Lord, I am so sorry for my selfishness that seems to get in the way of everything! I never want to make people feel bad about themselves, I want to make them feel loved! Help me show the love and kindness you've shown me, to my family, and friends, and strangers. I don't want to keep my doors closed and never let anyone in God. My pride gets in the way so much of the time Lord. Even when I know I have done something wrong I never want to admit it. So I pray that you would open the doors of my heart, that love and kindness, and everything good would come pouring out onto those around me, and that I wouldn't try so hard to hide my faults! I fall so much God and I am so thankful that you never fail to pick me up again, thank you for the people you have put in my life to pick me up too! Help me to truly follow in your steps!

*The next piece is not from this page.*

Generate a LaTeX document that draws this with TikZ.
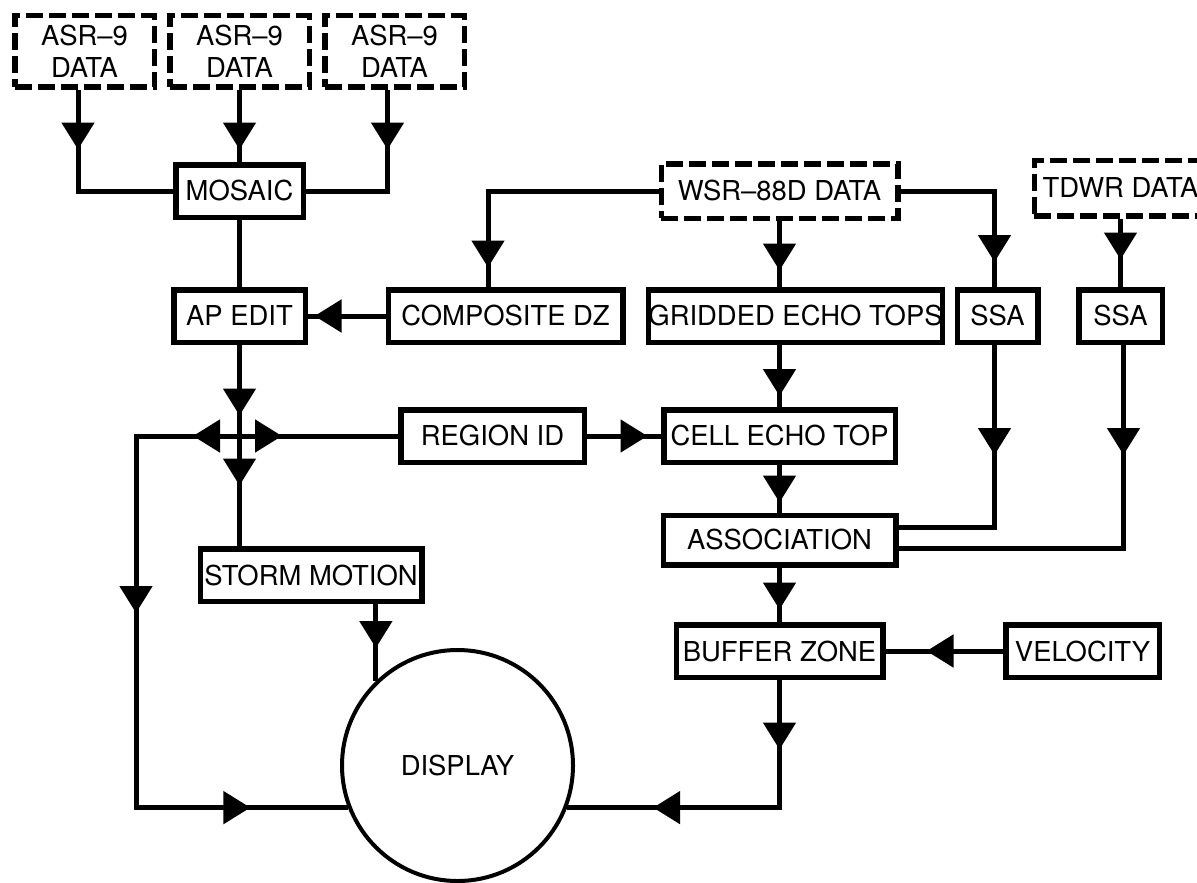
\documentclass[tikz,border=0pt]{standalone}
\usepackage{fontspec}
\setmainfont{TeX Gyre Heros}
\usetikzlibrary{positioning,arrows.meta,decorations.markings}

\begin{document}
\begin{tikzpicture}[node distance=2cm,on grid,line width=0.1cm,
    >={Triangle[width=0.64cm,length=0.54cm]}]
    \tikzset{block/.style={draw,rectangle,line width=0.11cm,inner sep=0pt,
        minimum height=1.05cm,align=center,font=\fontsize{15.6}{18}\selectfont},
      source/.style={block,dash pattern=on 0.34cm off 0.12cm},
      flowat/.style={postaction={decorate,decoration={markings,
            mark=at position #1 with {\arrow{>}}}}}}
    \path[use as bounding box,clip] (0,0) rectangle (23.94,-17.64);
    \node[source,minimum width=2.79cm,minimum height=1.43cm] (asr1) at (1.69,-1.03) {ASR–9\\DATA};
    \node[source,minimum width=2.79cm,minimum height=1.43cm] (asr2) [right = 3.1cm of asr1] {ASR–9\\DATA};
    \node[source,minimum width=2.79cm,minimum height=1.43cm] (asr3) [right = 3.1cm of asr2] {ASR–9\\DATA};
    \node[block,minimum width=2.55cm] (mosaic) [below = 2.79cm of asr2] {MOSAIC};
    \node[block,minimum width=2.63cm] (apedit) [below = 2.5cm of mosaic] {AP EDIT};
    \node[block,minimum width=4.69cm] (composite) [right = 5.32cm of apedit] {COMPOSITE DZ};
    \node[block,minimum width=5.75cm] (gridded) [right = 5.8cm of composite] {GRIDDED ECHO TOPS};
    \node[block,minimum width=1.61cm] (ssa1) [right = 4.04cm of gridded] {SSA};
    \node[block,minimum width=1.67cm] (ssa2) [right = 2.46cm of ssa1] {SSA};
    \node[source,minimum width=4.73cm,minimum height=1.09cm] (wsr) [right = 10.8cm of mosaic] {WSR–88D DATA};
    \node[source,minimum width=3.45cm,minimum height=1.11cm] (tdwr) [above = 2.56cm of ssa2] {TDWR DATA};
    \node[block,minimum width=4.63cm] (cell) [below = 4.9cm of wsr] {CELL ECHO TOP};
    \node[block,minimum width=3.67cm] (regionid) [left = 5.74cm of cell] {REGION ID};
    \node[block,minimum width=4.65cm,minimum height=0.99cm] (assoc) [below = 2.08cm of cell] {ASSOCIATION};
    \node[block,minimum width=4.13cm] (buffer) [below = 2.22cm of assoc] {BUFFER ZONE};
    \node[block,minimum width=3.07cm] (velocity) [right = 6.06cm of buffer] {VELOCITY};
    \node[block,minimum width=4.43cm] (stormmotion) [below right = 5.18cm and 1.43cm of apedit] {STORM MOTION};
    \node[block,circle,line width=0.08cm,minimum size=4.62cm] (display) [below right = 3.81cm and 2.93cm of stormmotion] {DISPLAY};

    % radar inputs
    \draw[flowat=1.19cm] ([xshift=-0.13cm]asr1.south) |- (mosaic.west);
    \draw[flowat=1.19cm] (asr2.south) -- (mosaic.north);
    \draw[flowat=1.19cm] ([xshift=-0.14cm]asr3.south) |- (mosaic.east);
    \draw (mosaic) -- (apedit);
    \draw[flowat=4.94cm] (wsr.west) -| ([xshift=-0.35cm]composite.north);
    \draw[flowat=0.99cm] (wsr.south) -- (wsr.south |- gridded.north);
    \draw[flowat=3.30cm] (wsr.east) -| ([xshift=-0.06cm]ssa1.north);
    \draw[flowat=0.82cm] (tdwr.south) -- (ssa2.north);
    \draw[flowat=1.42cm] (composite.west) -- (apedit.east);
    % echo tops chain
    \draw[flowat=1.02cm] (cell.north |- gridded.south) -- (cell.north);
    \draw[flowat=1.21cm] (regionid.east) -- (cell.west);
    \draw[flowat=2.2cm] ([xshift=-0.06cm]ssa1.south) |- ([yshift=0.26cm]assoc.east);
    \draw[flowat=2.2cm] ([xshift=0.06cm]ssa2.south) |- ([yshift=-0.16cm]assoc.east);
    \draw[flowat=0.75cm] (cell) -- (assoc);
    \draw[flowat=0.84cm] (assoc) -- (buffer);
    \draw[flowat=1.53cm] (velocity) -- (buffer);
    \draw[flowat=1.39cm,flowat=5.08cm] (buffer.south) |- (display.-21);
    % storm motion branch
    \draw[flowat=1.41cm,flowat=2.81cm] (apedit.south) -- (apedit.south |- stormmotion.north);
    \coordinate (hub) at (apedit.south |- regionid.west);
    \draw[flowat=0.85cm] (hub) -- (regionid.west);
    \draw[flowat=0.93cm,flowat=5.61cm,flowat=11.79cm] (hub) -- ++(-2.07,0) |- (display.201);
    \draw[flowat=0.88cm] (stormmotion.south -| display.134) -- (display.134);
\end{tikzpicture}
\end{document}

Open the doors of my heart
and let everything out
If we're all hiding
how will the world ever know
the greatness of our Lord
I'm gonna open up the doors

Saturday, June 8, 2013

Day 40

I am looking forward to the rest of the year! Well looking forward to seeing where the Lord leads me and my family. I have to admit though I'm not super excited about going to college next year. I don't like change, and this will be a big one! I'm trusting the Lord though! Over the past forty days I have been way to focused on wanting to see immediate change! I don't like how my focus can get off of God so easily! I'm reading a book called, To know you more, I've only read a few pages, but it is good! I can relate to it so much! One of the things the author said really stuck out to me, he said, "... I can see that God didn't allow me to find fulfillment in the things of this world so that I would have a hunger for something deeper."  Even when my focus gets off of God, I am never able to find fulfillment in that, and just like he said I have a hunger inside of me for something more. As I continue on this journey I would like to say sorry to Dani, she's the one I asked to do this with me, plus she is family, and I haven't been treating her the way I should be. I love you Dani!  I want to be like Jesus and I am determined to follow in His steps,  and keep my focus on Him!